Here is the Nikon. Still used occasionally. An object of beauty

6 Likes

In a word, money… as in cost of production.
Also the 5D4 book has roughly the same dimensions as the camera body itself. You’d need a bigger box!

What pi$$es me off, though, is the manuals for Canon’s software (DPP, et al). No PDFs that I can stick on my iPad & read on the train, it’s all “interactive on-line” requiring an internet connection. Comparisons with ”chocolate teapots” spring to mind.

2 Likes

& @Ian2001

You are probably right with your money comment.

However, when someone has spent nearly £4,000 on a camera body I don’t think they would object to a few bob extra for a printed manual/guide to be consulted from time to time as more detail is required on aspects of the cameras performance.

I have several of the late Martin Evening’s Photoshop books at nearly a thousand pages. They are not books you read immediately cover to cover, but I suspect, as I have done, you dip into the relevant sections as & when you want detailed information on various techniques to obtain the best results possible.
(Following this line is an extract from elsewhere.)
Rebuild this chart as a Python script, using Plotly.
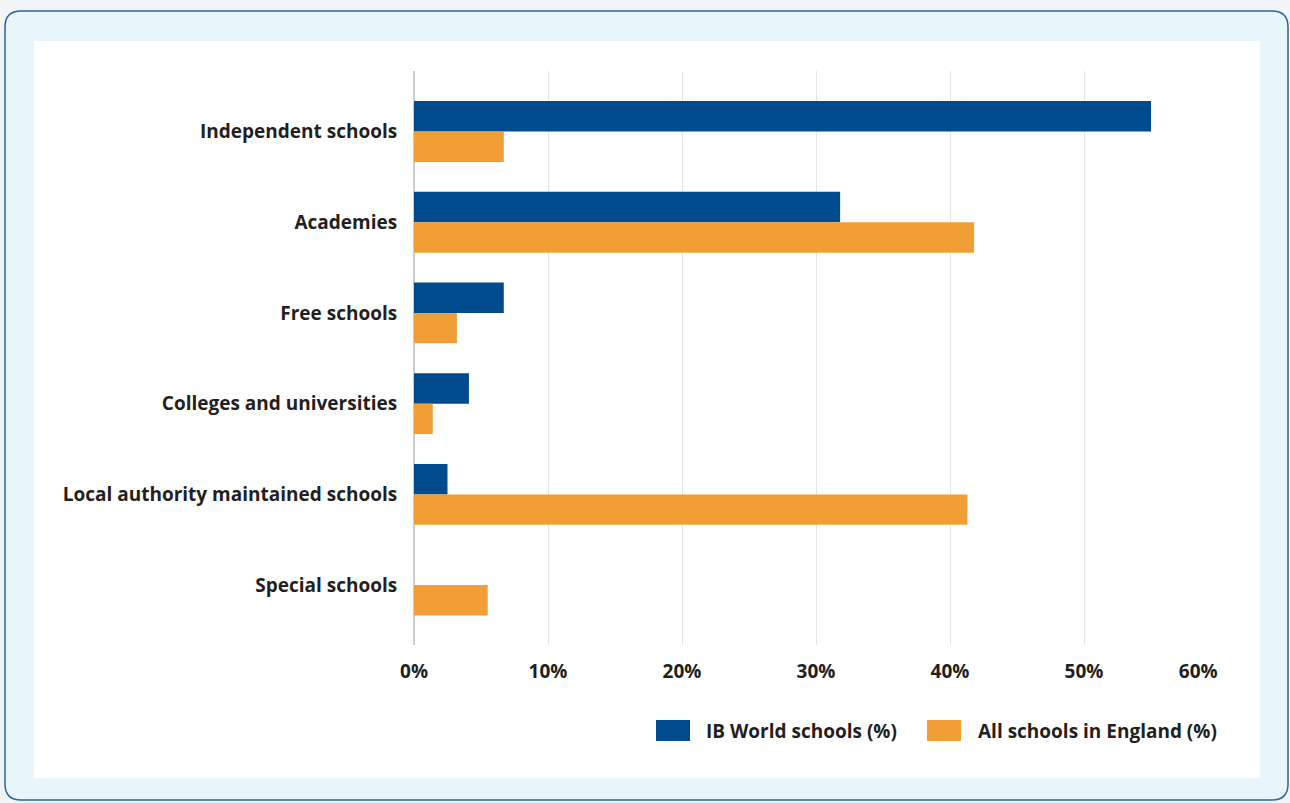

I have probably read the last book cover to cover more than once this way.

I personally think that Scot Kilby’s Photoshop books can’t be beaten for teaching the photographer about the program. I love the way he just tells you what keys to press to achieve what you want to do without going into pages of detail. The Martin Evening books then fill in the detail on the techniques I wish to find out more about, when I can sit in comfort, with a cup of coffee, instead of spending hours staring at a computer screen!

It is a real shame that there won’t be any more books from Martin.

PS - At least Nikon do provide all their manuals in PDF from for use as you require or printing out as I often do. Perhaps you should ditch Canon & change to a decent brand! I say this with tongue-in-cheek as the satisfied long term owner of a Canon G7X MK11.